Schweden wird mit seinen circa 90000 Binnengewässern auch als „das Land der tausend Seen“ bezeichnet. Und da eine Landschaft immer nach dem ruft, der sie zu nutzen weiß, ist es nicht verwunderlich, dass in Schweden das Kanuwandern ungefähr so populär ist, wie das Bergsteigen in den Alpen. Mit dem einzigen Unterschied, dass man sich nicht auf zwei Füßen, sondern mit zwei Paddeln fortbewegt.

Mit Tee und Tütenessen

In der Region Värmlands findet man an jeder Ecke so genannte „Camps“, die Kanus mit entsprechenden wasserdichten Tonnen verleihen, Touren planen und z.T. sogar Komplettpakete inklusive Zelt und fertig zusammengestellten Verpflegungspaketen anbieten. Doch da das Geld knapp und die Vorfreude dafür umso größer ist, kramen wir voller Abenteuerlust das Iglu Zelt inkl. Gaskocher hervor, kaufen kiloweise Fertigtütengerichte im heimischen Supermarkt ein, mieten Kanu und Paddel und finden uns kurz darauf auf einer Sumpfwiese in Schweden wieder. Mit wasserfesten Seesäcken und dem Schalk im Nacken.
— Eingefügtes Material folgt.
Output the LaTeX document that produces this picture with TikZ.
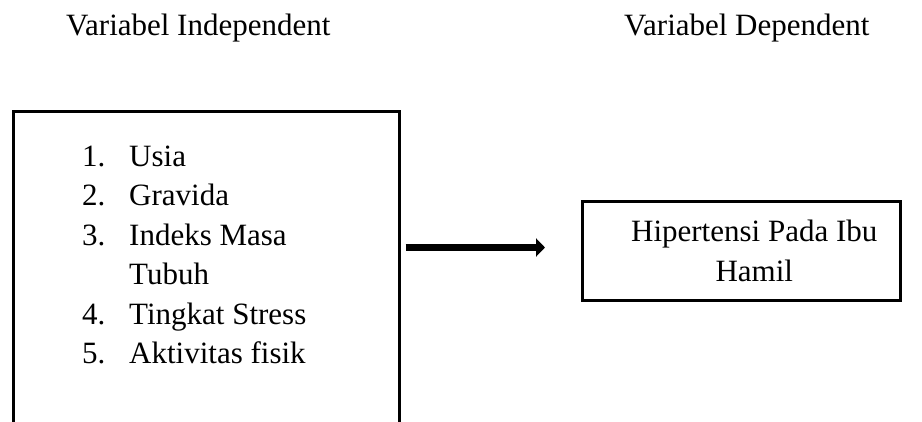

Tourenplanung von Felsnase zu Felsnase

In dem kleinen Camp-Kiosk kaufen wir eine Kanuwanderkarte, die so detailliert gezeichnet wurde, dass jede noch so kleine Felsnase und Inselvorsprung gut erkennbar sind. Zu Zeiten ohne GoogleMaps oder GPS-Geräte ist die Karte unsere einzige Orientierung im wilden Nordwesten. Da im gesamten Land „Jedermannsrecht“ herrscht, was so viel bedeutet, dass jeder das Recht hat die Natur für sich zu nutzen, campieren oder Feuer machen darf, erleichtert das die Tourenplanung enorm.

Trotzdem gibt es in der Region Värmland eine Vielzahl von Lagerplätzen, die über einen Windschutz, Feuerstellen und umweltverträgliche Toiletten verfügen, was den Aufenthalt in jedem Bereich erleichtert – Klappspatentoilette adé.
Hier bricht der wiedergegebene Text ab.